Café-théâtre (/fr/) is the name given in France to small-sized theatre venues where patrons may also order drinks as they watch the performances. Café-théâtres developed in France from the late 1960s, hosting spectacles that were mostly unconventional or of limited means, and could range from ordinary theatrical presentations to stand-up comedy, singing tours, and even improvisational theatre.

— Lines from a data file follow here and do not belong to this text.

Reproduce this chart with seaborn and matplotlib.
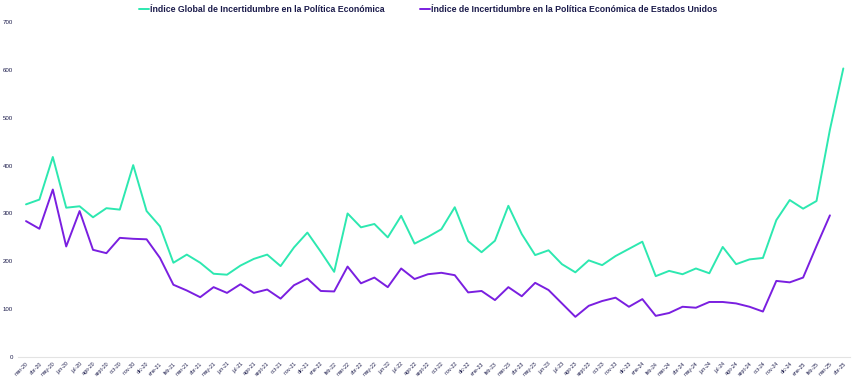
import matplotlib
matplotlib.use("Agg")
import matplotlib.pyplot as plt
import seaborn as sns
import pandas as pd
import numpy as np

# Meses (mar-20 a abr-25)
meses = ["mar-20", "abr-20", "may-20", "jun-20", "jul-20", "ago-20", "sept-20", "oct-20", "nov-20", "dic-20",
         "ene-21", "feb-21", "mar-21", "abr-21", "may-21", "jun-21", "jul-21", "ago-21", "sept-21", "oct-21", "nov-21", "dic-21",
         "ene-22", "feb-22", "mar-22", "abr-22", "may-22", "jun-22", "jul-22", "ago-22", "sept-22", "oct-22", "nov-22", "dic-22",
         "ene-23", "feb-23", "mar-23", "abr-23", "may-23", "jun-23", "jul-23", "ago-23", "sept-23", "oct-23", "nov-23", "dic-23",
         "ene-24", "feb-24", "mar-24", "abr-24", "may-24", "jun-24", "jul-24", "ago-24", "sept-24", "oct-24", "nov-24", "dic-24",
         "ene-25", "feb-25", "mar-25", "abr-25"]

global_epu = [319, 329, 418, 312, 315, 292, 311, 308, 401, 305,
              273, 197, 214, 197, 174, 172, 191, 205, 214, 190, 229, 260,
              220, 178, 300, 271, 278, 250, 295, 237, 251, 267, 313, 242,
              219, 243, 316, 257, 213, 223, 194, 177, 202, 192, 211, 226,
              241, 169, 180, 173, 185, 175, 230, 194, 204, 207, 286, 328,
              310, 326, 475, 603]

usa_epu = [284, 268, 350, 231, 305, 224, 217, 249, 247, 246,
           207, 151, 139, 125, 146, 134, 152, 134, 141, 122, 150, 164,
           138, 137, 189, 154, 166, 146, 185, 163, 173, 176, 171, 135,
           138, 119, 146, 127, 155, 140, 112, 84, 107, 117, 124, 105,
           121, 86, 92, 105, 103, 115, 115, 112, 105, 95, 159, 156,
           166, 232, 296, np.nan]

serie_global = "Índice Global de Incertidumbre en la Política Económica"
serie_usa = "Índice de Incertidumbre en la Política Económica de Estados Unidos"

# Tabla larga para seaborn
df = pd.DataFrame({
    "mes": list(range(len(meses))) * 2,
    "valor": global_epu + usa_epu,
    "serie": [serie_global] * len(meses) + [serie_usa] * len(meses),
})

texto = "#1b1b4b"
sns.set_style("white")
plt.rcParams["font.family"] = ["Liberation Sans", "DejaVu Sans"]

fig = plt.figure(figsize=(8.56, 3.8), dpi=100)
ax = fig.add_axes([0.021, 0.0605, 0.972, 0.8815])

sns.lineplot(data=df, x="mes", y="valor", hue="serie",
             palette={serie_global: "#2de8b0", serie_usa: "#7a1fe0"},
             linewidth=1.4, ax=ax)

ax.set_xlim(-0.6, 61.5)
ax.set_ylim(0, 700)
ax.set_yticks(range(0, 701, 100))
ax.set_xticks(range(len(meses)))
ax.set_xticklabels(meses, rotation=45, ha="right", rotation_mode="anchor")
ax.tick_params(axis="y", labelsize=4.4, colors=texto, length=0, pad=3.5)
ax.tick_params(axis="x", labelsize=3.8, colors=texto, length=0, pad=3)
ax.set_xlabel("")
ax.set_ylabel("")

for lado in ["top", "right", "left"]:
    ax.spines[lado].set_visible(False)
ax.spines["bottom"].set_color("#e3e3e3")
ax.spines["bottom"].set_linewidth(0.8)

ax.legend(loc="center", bbox_to_anchor=(0.5, 0.976), bbox_transform=fig.transFigure,
          ncol=2, frameon=False, handlelength=1.2, handletextpad=0.1, columnspacing=4.0,
          prop={"size": 6.3, "weight": "bold"}, labelcolor=texto)

fig.savefig("out.png", dpi=100)
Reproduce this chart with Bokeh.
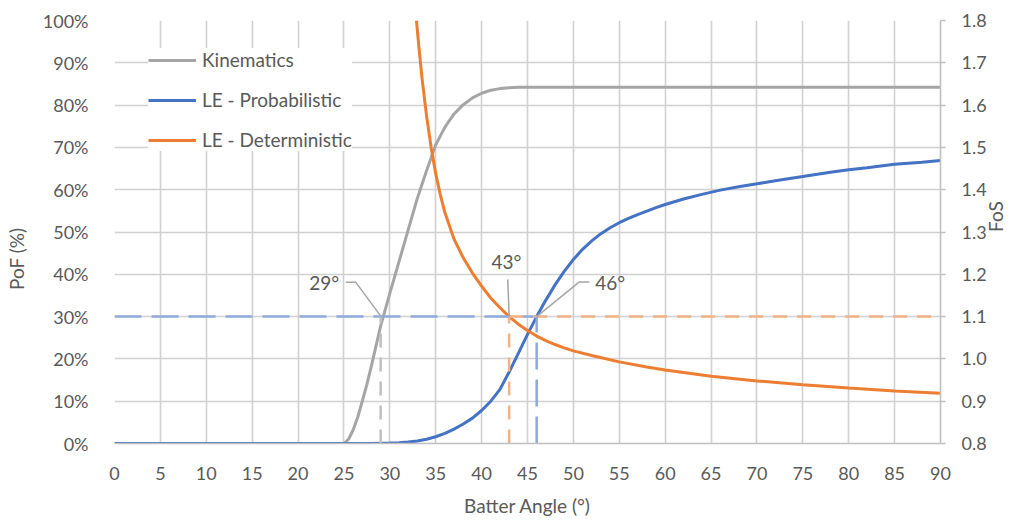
import math
from bokeh.plotting import figure
from bokeh.models import (Range1d, LinearAxis, FixedTicker, PrintfTickFormatter,
                          Legend, LegendItem, Label)
from bokeh.embed import file_html
from bokeh.resources import INLINE

# ---------------- data ----------------
angle_kin = [0, 25, 25.5, 26, 26.5, 27, 27.5, 28, 29, 30, 31, 32, 33, 34, 35, 36, 37,
             38, 39, 40, 41, 42, 43, 44, 50, 60, 70, 80, 90]
pof_kin = [0, 0, 1.0, 3.2, 6.2, 10.0, 14.0, 18.4, 27.8, 35.5, 43.0, 50.5, 58.0, 64.5,
           70.6, 74.8, 77.9, 80.1, 81.7, 82.8, 83.5, 83.9, 84.1, 84.2, 84.2, 84.2,
           84.2, 84.2, 84.2]

angle_prob = [0, 28, 29, 30, 31, 32, 33, 34, 35, 36, 37, 38, 39, 40, 41, 42, 43, 44,
              45, 46, 47, 48, 49, 50, 51, 52, 53, 54, 55, 56, 57, 58, 59, 60, 62, 64,
              66, 68, 70, 72, 75, 78, 80, 82, 85, 88, 90]
pof_prob = [0, 0, 0.05, 0.1, 0.2, 0.35, 0.6, 1.0, 1.6, 2.4, 3.4, 4.6, 6.0, 7.8, 10.0,
            12.8, 16.9, 21.3, 25.8, 30.0, 33.9, 37.5, 40.7, 43.5, 45.9, 47.9, 49.6,
            51.0, 52.2, 53.2, 54.1, 54.95, 55.75, 56.5, 57.8, 58.9, 59.9, 60.7, 61.4,
            62.1, 63.1, 64.1, 64.7, 65.2, 66.0, 66.5, 66.9]

angle_det = [32.9, 33.2, 33.5, 34, 34.5, 35, 35.5, 36, 37, 38, 39, 40, 41, 42, 43, 44,
             45, 46, 47, 48, 49, 50, 52, 55, 58, 60, 65, 70, 75, 80, 85, 90]
fos_det = [1.800, 1.730, 1.665, 1.575, 1.500, 1.438, 1.388, 1.346, 1.283, 1.239, 1.203,
           1.172, 1.144, 1.121, 1.100, 1.082, 1.067, 1.054, 1.043, 1.034, 1.026, 1.019,
           1.008, 0.993, 0.981, 0.974, 0.959, 0.948, 0.939, 0.931, 0.924, 0.919]

x_ticks = list(range(0, 91, 5))
pof_ticks = list(range(0, 101, 10))
fos_ticks = [0.8, 0.9, 1.0, 1.1, 1.2, 1.3, 1.4, 1.5, 1.6, 1.7, 1.8]

threshold_pof = 30
threshold_fos = 1.1
kin_angle = 29
det_angle = 43
prob_angle = 46

series_names = ["Kinematics", "LE - Probabilistic", "LE - Deterministic"]
x_title = "Batter Angle (°)"
y_title = "PoF (%)"
y2_title = "FoS"

# ---------------- styles ----------------
FONT = "Lato"
TXT = "#595959"
GREY = "#a5a5a5"
BLUE = "#4472c4"
ORANGE = "#ed7d31"
GRID = "#d0d0d0"

p = figure(width=1021, height=519, output_backend="svg", toolbar_location=None,
           x_range=Range1d(0, 90), y_range=Range1d(0, 100),
           min_border_left=114, min_border_right=80, min_border_top=20,
           min_border_bottom=75)
p.outline_line_color = None
p.background_fill_color = "white"

p.extra_y_ranges = {"fos": Range1d(0.8, 1.8)}

# grids
p.xgrid.ticker = FixedTicker(ticks=x_ticks)
p.ygrid.ticker = FixedTicker(ticks=pof_ticks)
for g in (p.xgrid, p.ygrid):
    g.grid_line_color = GRID
    g.grid_line_width = 1.6

# bottom axis
xa = p.xaxis[0]
xa.ticker = FixedTicker(ticks=x_ticks)
xa.axis_label = x_title
xa.axis_line_color = "#bfbfbf"
xa.axis_line_width = 1.6
xa.major_tick_line_color = None
xa.minor_tick_line_color = None
xa.major_label_standoff = 17
xa.axis_label_standoff = 11

# left axis (title padded so that its visible text sits a little lower, as in the reference)
ya = p.yaxis[0]
ya.ticker = FixedTicker(ticks=pof_ticks)
ya.formatter = PrintfTickFormatter(format="%d%%")
ya.axis_label = y_title + "\u00a0" * 11
ya.axis_line_color = None
ya.major_tick_line_color = None
ya.minor_tick_line_color = None
ya.major_label_standoff = 20
ya.axis_label_standoff = 12

# right axis
ra = LinearAxis(y_range_name="fos", ticker=FixedTicker(ticks=fos_ticks),
                formatter=PrintfTickFormatter(format="%.1f"), axis_label=y2_title)
ra.axis_line_color = "#bfbfbf"
ra.axis_line_width = 1.6
ra.major_tick_line_color = "#bfbfbf"
ra.major_tick_line_width = 1.6
ra.major_tick_out = 5
ra.major_tick_in = 0
ra.minor_tick_line_color = None
ra.major_label_standoff = 16
ra.axis_label_standoff = 6
if "axis_label_orientation" in ra.properties():
    ra.axis_label_orientation = math.pi / 2
p.add_layout(ra, "right")

for ax in (xa, ya, ra):
    ax.major_label_text_font = FONT
    ax.major_label_text_font_size = "18px"
    ax.major_label_text_color = TXT
    ax.axis_label_text_font = FONT
    ax.axis_label_text_font_size = "19px"
    ax.axis_label_text_font_style = "normal"
    ax.axis_label_text_color = TXT

# ---------------- main curves ----------------
r_kin = p.line(angle_kin, pof_kin, line_color=GREY, line_width=3)
r_prob = p.line(angle_prob, pof_prob, line_color=BLUE, line_width=3)
r_det = p.line(angle_det, fos_det, line_color=ORANGE, line_width=3, y_range_name="fos")

# ---------------- reference dashed lines ----------------
p.line([0, prob_angle], [threshold_pof, threshold_pof], line_color="#8eaadb",
       line_width=2.5, line_dash="27 10")
p.line([det_angle, 90], [threshold_fos, threshold_fos], line_color="#f4b183",
       line_width=2.5, line_dash="14 10", y_range_name="fos")
p.line([kin_angle, kin_angle], [0, threshold_pof], line_color="#bfbfbf",
       line_width=2.5, line_dash="14 10")
p.line([det_angle, det_angle], [0.8, threshold_fos], line_color="#f4b183",
       line_width=2.5, line_dash="14 10", y_range_name="fos")
p.line([prob_angle, prob_angle], [0, threshold_pof], line_color="#8eaadb",
       line_width=2.5, line_dash="27 10")

# ---------------- callouts ----------------
LEAD = "#a5a5a5"
p.line([kin_angle - 3.8, kin_angle - 2.7, kin_angle + 0.05],
       [threshold_pof + 8.1, threshold_pof + 8.1, threshold_pof],
       line_color=LEAD, line_width=1.5)
p.line([det_angle - 0.15, det_angle], [threshold_pof + 8.8, threshold_pof],
       line_color=LEAD, line_width=1.5)
p.line([prob_angle + 5.74, prob_angle + 4.65, prob_angle],
       [threshold_pof + 8.2, threshold_pof + 8.2, threshold_pof],
       line_color=LEAD, line_width=1.5)

callouts = [(kin_angle, -6.15, 8.1), (det_angle, -0.3, 13.0), (prob_angle, 8.0, 8.0)]
for ang, dx, dy in callouts:
    p.add_layout(Label(x=ang + dx, y=threshold_pof + dy, text=f"{ang}°",
                       text_font=FONT, text_font_size="19px", text_color=TXT,
                       text_align="center", text_baseline="middle"))

# ---------------- legend ----------------
legend = Legend(items=[LegendItem(label=series_names[0], renderers=[r_kin]),
                       LegendItem(label=series_names[1], renderers=[r_prob]),
                       LegendItem(label=series_names[2], renderers=[r_det])],
                location=(34, 292))
legend.background_fill_color = "white"
legend.background_fill_alpha = 1.0
legend.border_line_color = None
legend.label_text_font = FONT
legend.label_text_font_size = "19px"
legend.label_text_color = TXT
legend.glyph_width = 48
legend.glyph_height = 20
legend.label_height = 20
legend.spacing = 17
legend.padding = 10
legend.margin = 0
legend.label_standoff = 6
p.add_layout(legend, "center")

open("out.html", "w").write(file_html(p, INLINE))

Bernard Da Costa created the first Parisian café-théâtre in 1966 at the Royal Café. Other notable theatres include the Café de la Gare, founded in 1968 by Romain Bouteille and Sotha, along with other performers that included Coluche, Patrick Dewaere, Henri Guybet, and Miou-Miou; Le Splendid, founded in 1974 by a collective of actors including Michel Blanc, Gérard Jugnot, Josiane Balasko, Christian Clavier, Thierry Lhermitte and Marie-Anne Chazel; La Veuve Pichard (later renamed Le Point Virgule) founded in 1975 by Gérard Lanvin, Martin Lamotte and Anémone.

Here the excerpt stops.